--- GIVEN PROBLEM ---
Using the material below, repeat exactly the lines from the one with "Clone this diagram in SVG." through the one with "100,450 0,533 0,684", ends included, without any images.

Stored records
┌──

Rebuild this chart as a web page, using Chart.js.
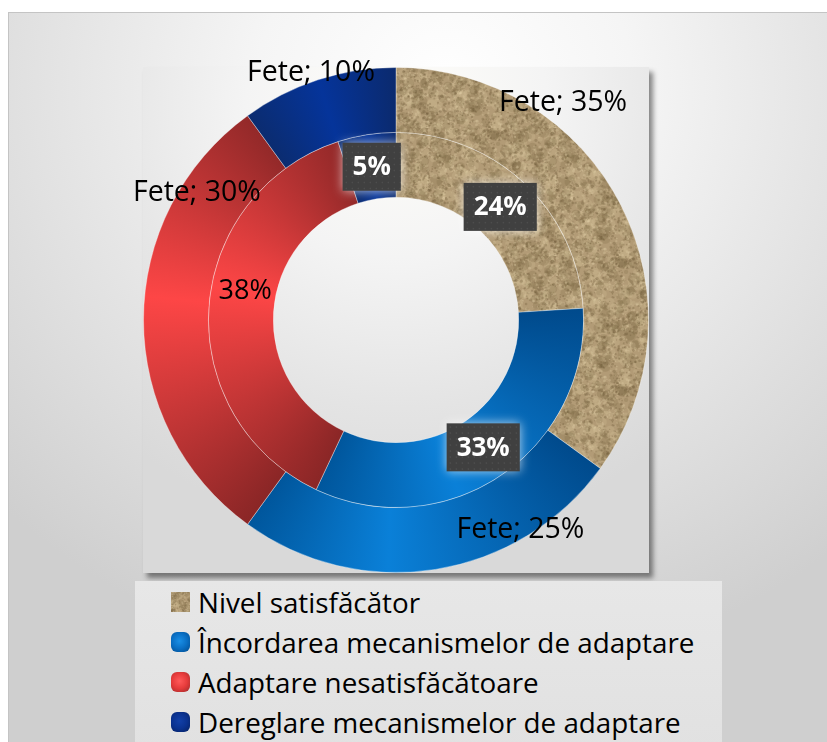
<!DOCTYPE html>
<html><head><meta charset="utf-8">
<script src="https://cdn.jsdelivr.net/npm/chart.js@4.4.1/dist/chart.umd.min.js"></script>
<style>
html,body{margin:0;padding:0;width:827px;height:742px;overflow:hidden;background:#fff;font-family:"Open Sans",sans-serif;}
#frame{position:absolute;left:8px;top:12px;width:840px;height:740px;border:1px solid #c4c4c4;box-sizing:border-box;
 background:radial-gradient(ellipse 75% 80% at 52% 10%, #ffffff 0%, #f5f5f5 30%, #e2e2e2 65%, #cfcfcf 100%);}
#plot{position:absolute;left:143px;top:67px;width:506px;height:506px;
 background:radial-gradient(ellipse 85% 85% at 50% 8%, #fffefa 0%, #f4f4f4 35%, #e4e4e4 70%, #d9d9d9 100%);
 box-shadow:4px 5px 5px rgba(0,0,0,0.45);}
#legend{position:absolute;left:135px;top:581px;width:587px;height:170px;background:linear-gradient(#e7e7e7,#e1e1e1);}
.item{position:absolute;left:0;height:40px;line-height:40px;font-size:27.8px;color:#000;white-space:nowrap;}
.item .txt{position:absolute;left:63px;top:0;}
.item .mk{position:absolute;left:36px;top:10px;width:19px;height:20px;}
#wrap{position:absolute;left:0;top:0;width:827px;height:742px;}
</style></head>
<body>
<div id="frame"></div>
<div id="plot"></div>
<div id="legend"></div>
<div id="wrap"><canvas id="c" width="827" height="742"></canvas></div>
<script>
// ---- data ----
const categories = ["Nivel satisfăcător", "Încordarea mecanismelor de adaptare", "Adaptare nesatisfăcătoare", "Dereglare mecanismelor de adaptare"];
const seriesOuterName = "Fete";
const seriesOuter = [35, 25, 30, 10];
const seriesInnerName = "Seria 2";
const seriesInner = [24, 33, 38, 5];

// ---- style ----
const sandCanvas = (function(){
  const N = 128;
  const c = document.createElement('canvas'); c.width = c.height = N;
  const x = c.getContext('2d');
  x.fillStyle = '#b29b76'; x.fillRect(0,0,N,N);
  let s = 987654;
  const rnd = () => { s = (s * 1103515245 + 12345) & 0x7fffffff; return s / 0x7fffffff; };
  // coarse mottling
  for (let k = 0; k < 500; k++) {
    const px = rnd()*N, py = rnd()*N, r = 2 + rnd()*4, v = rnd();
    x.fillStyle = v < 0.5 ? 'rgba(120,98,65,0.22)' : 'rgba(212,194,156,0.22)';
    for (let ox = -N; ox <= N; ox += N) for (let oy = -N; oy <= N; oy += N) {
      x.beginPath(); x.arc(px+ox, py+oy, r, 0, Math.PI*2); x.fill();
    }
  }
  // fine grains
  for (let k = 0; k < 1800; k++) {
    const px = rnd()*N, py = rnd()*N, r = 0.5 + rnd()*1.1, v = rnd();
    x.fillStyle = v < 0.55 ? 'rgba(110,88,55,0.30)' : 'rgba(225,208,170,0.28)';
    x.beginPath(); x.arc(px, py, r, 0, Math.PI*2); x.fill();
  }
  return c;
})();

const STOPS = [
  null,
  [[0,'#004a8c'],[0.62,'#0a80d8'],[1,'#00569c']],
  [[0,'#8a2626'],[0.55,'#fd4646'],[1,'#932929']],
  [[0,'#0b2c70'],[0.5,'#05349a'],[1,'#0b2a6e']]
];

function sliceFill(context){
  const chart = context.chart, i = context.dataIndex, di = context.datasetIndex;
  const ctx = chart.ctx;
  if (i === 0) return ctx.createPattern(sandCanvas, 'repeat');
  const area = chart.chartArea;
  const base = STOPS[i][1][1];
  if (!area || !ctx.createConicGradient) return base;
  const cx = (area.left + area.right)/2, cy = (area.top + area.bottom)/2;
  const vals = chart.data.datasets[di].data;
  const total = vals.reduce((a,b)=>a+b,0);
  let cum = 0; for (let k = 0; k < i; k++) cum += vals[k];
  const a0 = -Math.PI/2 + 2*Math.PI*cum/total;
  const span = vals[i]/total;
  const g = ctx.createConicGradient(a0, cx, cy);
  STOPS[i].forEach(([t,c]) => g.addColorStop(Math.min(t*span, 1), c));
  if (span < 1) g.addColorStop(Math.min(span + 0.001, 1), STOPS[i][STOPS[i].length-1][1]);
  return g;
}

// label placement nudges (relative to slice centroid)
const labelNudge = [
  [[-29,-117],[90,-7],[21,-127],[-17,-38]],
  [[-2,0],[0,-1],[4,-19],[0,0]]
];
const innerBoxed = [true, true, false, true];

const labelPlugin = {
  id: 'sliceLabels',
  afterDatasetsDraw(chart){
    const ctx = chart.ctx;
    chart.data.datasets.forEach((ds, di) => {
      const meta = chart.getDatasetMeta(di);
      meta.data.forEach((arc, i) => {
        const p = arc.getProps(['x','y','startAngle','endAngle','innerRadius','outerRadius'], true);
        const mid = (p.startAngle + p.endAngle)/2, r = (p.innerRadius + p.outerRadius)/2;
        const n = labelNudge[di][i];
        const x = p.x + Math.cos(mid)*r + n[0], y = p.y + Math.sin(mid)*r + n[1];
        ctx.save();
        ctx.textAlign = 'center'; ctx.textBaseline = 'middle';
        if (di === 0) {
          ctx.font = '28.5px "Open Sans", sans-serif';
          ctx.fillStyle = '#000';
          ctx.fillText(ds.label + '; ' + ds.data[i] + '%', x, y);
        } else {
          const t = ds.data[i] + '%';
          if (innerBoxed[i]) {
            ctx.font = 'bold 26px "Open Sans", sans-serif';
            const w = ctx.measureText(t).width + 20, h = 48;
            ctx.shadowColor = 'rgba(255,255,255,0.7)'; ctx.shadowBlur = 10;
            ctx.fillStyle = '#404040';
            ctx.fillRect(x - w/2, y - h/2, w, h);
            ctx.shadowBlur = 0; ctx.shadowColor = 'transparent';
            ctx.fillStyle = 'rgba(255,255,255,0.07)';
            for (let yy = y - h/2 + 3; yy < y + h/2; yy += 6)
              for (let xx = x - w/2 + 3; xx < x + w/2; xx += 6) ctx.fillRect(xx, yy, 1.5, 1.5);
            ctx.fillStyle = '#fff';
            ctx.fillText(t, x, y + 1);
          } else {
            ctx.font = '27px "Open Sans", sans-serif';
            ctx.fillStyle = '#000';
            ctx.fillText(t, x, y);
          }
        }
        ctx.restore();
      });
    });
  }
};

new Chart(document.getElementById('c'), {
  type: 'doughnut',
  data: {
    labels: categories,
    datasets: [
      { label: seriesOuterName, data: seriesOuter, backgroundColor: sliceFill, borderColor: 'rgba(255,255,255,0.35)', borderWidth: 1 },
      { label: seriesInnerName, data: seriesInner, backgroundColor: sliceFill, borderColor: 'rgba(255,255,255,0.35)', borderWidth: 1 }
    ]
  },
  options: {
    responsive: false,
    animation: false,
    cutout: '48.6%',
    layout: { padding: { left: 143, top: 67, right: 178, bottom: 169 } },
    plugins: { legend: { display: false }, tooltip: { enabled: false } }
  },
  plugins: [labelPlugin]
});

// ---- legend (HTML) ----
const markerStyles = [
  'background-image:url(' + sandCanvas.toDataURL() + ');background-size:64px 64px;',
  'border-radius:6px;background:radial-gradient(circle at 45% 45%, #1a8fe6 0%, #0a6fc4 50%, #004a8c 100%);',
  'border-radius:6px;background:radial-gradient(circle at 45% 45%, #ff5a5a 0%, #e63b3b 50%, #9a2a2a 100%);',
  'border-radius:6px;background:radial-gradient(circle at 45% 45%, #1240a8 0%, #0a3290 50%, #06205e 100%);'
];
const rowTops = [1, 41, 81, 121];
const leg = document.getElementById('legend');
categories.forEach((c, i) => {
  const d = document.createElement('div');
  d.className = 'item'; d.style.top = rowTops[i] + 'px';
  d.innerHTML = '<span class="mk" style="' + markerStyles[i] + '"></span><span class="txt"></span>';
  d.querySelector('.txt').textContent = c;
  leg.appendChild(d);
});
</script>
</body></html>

└──
┌──

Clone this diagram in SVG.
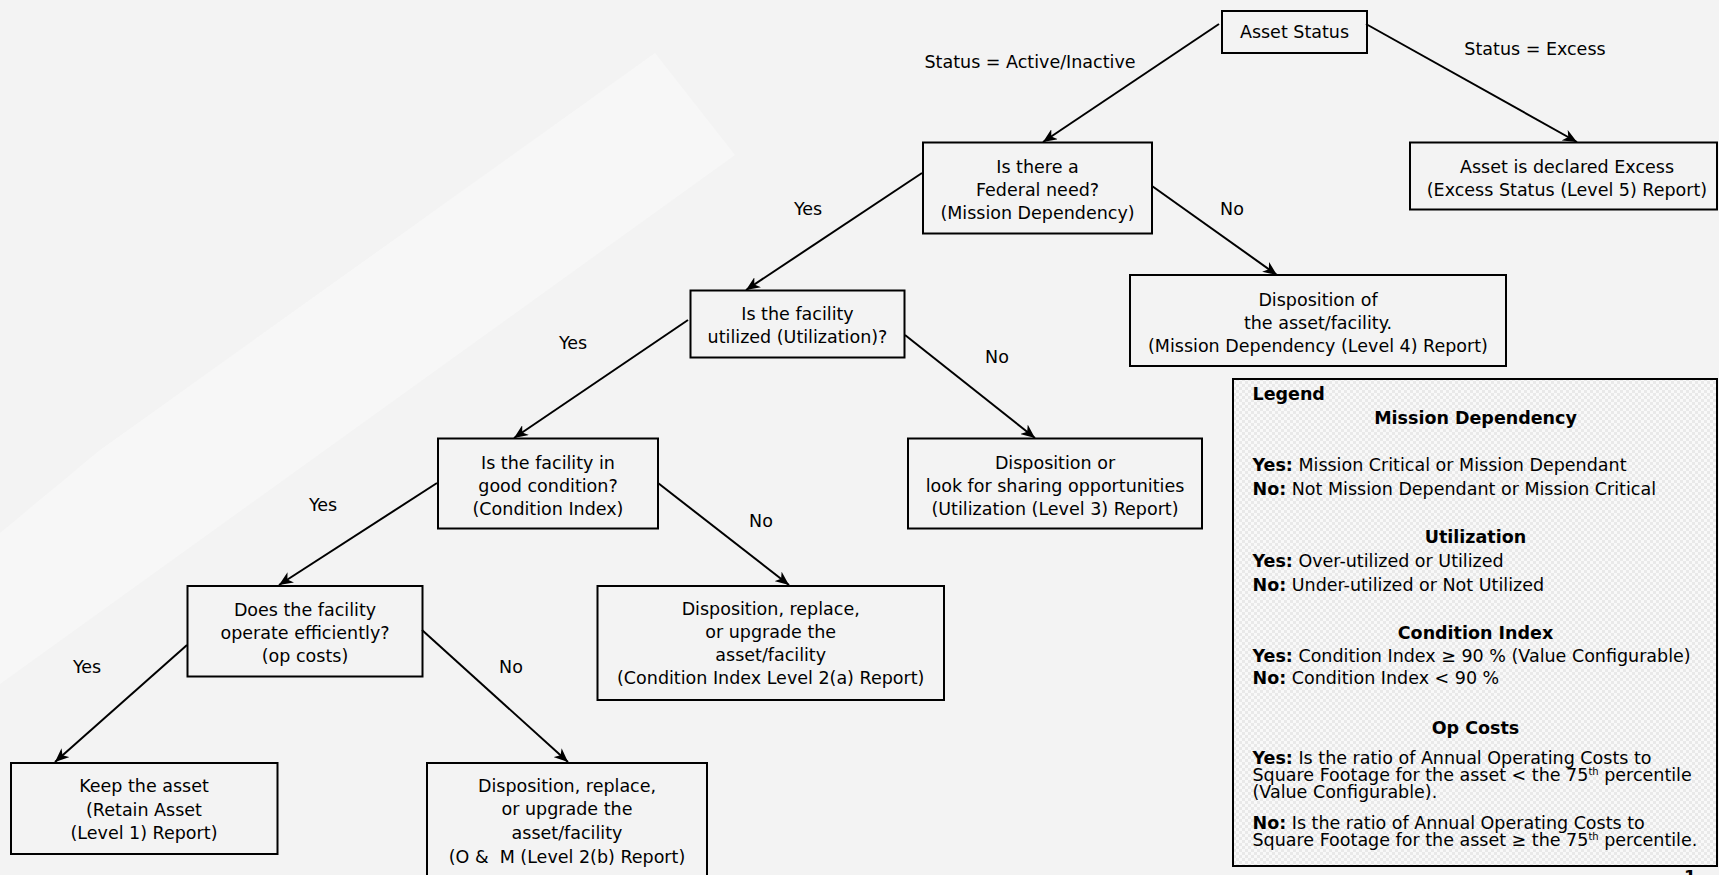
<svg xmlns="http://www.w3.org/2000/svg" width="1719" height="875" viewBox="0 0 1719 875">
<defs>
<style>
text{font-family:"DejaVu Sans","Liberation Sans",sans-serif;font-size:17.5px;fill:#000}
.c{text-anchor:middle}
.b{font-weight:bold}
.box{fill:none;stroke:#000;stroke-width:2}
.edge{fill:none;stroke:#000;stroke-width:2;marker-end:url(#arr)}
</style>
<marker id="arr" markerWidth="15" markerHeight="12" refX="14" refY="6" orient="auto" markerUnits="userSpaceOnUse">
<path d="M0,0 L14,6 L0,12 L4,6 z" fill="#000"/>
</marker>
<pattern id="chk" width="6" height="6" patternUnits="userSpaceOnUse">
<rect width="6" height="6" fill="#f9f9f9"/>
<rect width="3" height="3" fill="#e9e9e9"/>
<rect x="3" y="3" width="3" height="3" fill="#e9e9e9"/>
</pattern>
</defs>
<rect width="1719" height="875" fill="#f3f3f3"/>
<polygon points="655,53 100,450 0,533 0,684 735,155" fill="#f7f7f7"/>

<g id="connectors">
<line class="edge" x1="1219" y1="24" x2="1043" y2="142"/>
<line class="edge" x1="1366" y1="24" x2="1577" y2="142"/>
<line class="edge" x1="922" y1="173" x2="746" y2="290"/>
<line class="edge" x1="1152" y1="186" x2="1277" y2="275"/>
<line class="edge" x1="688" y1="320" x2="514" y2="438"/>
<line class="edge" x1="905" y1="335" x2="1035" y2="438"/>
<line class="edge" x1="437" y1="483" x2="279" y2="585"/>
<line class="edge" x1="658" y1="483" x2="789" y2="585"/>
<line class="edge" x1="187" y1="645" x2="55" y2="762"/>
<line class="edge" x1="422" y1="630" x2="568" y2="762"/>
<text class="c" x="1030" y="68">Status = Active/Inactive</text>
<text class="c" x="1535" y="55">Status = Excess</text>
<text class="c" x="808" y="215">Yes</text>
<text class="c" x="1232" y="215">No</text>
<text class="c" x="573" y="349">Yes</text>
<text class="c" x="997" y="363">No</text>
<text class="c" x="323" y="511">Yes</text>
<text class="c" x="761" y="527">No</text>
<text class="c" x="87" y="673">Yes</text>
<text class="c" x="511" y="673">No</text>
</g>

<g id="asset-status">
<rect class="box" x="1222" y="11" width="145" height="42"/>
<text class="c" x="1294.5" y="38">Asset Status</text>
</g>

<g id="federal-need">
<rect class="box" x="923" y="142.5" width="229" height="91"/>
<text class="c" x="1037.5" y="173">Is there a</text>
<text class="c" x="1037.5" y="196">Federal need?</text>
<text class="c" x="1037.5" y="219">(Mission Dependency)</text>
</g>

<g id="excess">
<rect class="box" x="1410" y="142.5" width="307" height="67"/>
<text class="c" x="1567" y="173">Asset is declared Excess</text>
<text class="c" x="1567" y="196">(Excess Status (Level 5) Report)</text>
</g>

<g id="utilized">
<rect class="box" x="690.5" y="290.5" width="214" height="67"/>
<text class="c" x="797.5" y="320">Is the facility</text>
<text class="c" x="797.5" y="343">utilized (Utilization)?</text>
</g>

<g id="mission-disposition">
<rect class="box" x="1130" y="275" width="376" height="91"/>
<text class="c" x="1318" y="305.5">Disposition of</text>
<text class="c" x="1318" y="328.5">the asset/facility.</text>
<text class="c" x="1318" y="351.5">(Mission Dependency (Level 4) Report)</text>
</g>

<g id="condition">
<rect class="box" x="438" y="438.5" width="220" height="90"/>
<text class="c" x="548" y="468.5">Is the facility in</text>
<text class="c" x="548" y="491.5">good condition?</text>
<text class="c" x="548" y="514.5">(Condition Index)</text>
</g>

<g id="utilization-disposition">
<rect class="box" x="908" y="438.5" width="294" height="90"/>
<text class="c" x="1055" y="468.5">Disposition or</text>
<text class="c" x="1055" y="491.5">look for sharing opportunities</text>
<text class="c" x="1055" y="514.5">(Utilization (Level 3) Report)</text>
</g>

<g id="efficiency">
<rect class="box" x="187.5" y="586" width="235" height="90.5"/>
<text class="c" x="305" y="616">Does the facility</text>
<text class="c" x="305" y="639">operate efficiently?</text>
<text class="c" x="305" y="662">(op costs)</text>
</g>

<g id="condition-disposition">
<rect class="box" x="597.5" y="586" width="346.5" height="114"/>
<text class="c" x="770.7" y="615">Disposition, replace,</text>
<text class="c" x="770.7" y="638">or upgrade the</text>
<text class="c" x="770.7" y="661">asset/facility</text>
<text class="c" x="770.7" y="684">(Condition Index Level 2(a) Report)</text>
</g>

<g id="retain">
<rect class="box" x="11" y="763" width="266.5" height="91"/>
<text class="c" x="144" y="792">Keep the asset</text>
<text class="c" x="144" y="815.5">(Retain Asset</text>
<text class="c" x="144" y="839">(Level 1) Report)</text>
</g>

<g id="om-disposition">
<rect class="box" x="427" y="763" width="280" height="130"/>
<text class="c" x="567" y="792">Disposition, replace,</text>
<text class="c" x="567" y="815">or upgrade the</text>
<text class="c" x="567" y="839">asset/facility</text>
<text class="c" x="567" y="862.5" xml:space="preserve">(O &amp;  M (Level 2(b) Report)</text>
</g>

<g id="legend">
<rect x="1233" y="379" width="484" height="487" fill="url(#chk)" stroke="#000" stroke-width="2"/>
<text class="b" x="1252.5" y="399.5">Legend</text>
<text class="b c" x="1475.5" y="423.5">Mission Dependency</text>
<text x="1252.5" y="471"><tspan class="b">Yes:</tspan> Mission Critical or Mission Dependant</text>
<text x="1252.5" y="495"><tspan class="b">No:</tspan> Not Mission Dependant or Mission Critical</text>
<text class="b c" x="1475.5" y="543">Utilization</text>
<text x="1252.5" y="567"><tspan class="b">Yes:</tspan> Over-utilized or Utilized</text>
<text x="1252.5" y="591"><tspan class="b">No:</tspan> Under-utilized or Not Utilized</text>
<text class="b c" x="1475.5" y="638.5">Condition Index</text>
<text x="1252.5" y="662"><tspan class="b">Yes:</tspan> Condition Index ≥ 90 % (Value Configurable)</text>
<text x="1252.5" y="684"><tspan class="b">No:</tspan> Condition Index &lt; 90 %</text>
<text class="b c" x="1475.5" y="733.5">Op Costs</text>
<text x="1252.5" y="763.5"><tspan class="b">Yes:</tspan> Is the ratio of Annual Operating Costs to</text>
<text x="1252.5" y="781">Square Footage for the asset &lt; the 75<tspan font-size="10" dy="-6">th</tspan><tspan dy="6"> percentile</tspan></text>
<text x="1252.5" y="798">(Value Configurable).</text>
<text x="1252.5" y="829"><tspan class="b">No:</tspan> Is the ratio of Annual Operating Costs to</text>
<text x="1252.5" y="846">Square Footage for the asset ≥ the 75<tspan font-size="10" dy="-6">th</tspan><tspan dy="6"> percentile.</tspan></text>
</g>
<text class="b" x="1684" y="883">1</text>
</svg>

└──

--- ANSWER ---
Clone this diagram in SVG.
<svg xmlns="http://www.w3.org/2000/svg" width="1719" height="875" viewBox="0 0 1719 875">
<defs>
<style>
text{font-family:"DejaVu Sans","Liberation Sans",sans-serif;font-size:17.5px;fill:#000}
.c{text-anchor:middle}
.b{font-weight:bold}
.box{fill:none;stroke:#000;stroke-width:2}
.edge{fill:none;stroke:#000;stroke-width:2;marker-end:url(#arr)}
</style>
<marker id="arr" markerWidth="15" markerHeight="12" refX="14" refY="6" orient="auto" markerUnits="userSpaceOnUse">
<path d="M0,0 L14,6 L0,12 L4,6 z" fill="#000"/>
</marker>
<pattern id="chk" width="6" height="6" patternUnits="userSpaceOnUse">
<rect width="6" height="6" fill="#f9f9f9"/>
<rect width="3" height="3" fill="#e9e9e9"/>
<rect x="3" y="3" width="3" height="3" fill="#e9e9e9"/>
</pattern>
</defs>
<rect width="1719" height="875" fill="#f3f3f3"/>
<polygon points="655,53 100,450 0,533 0,684 735,155" fill="#f7f7f7"/>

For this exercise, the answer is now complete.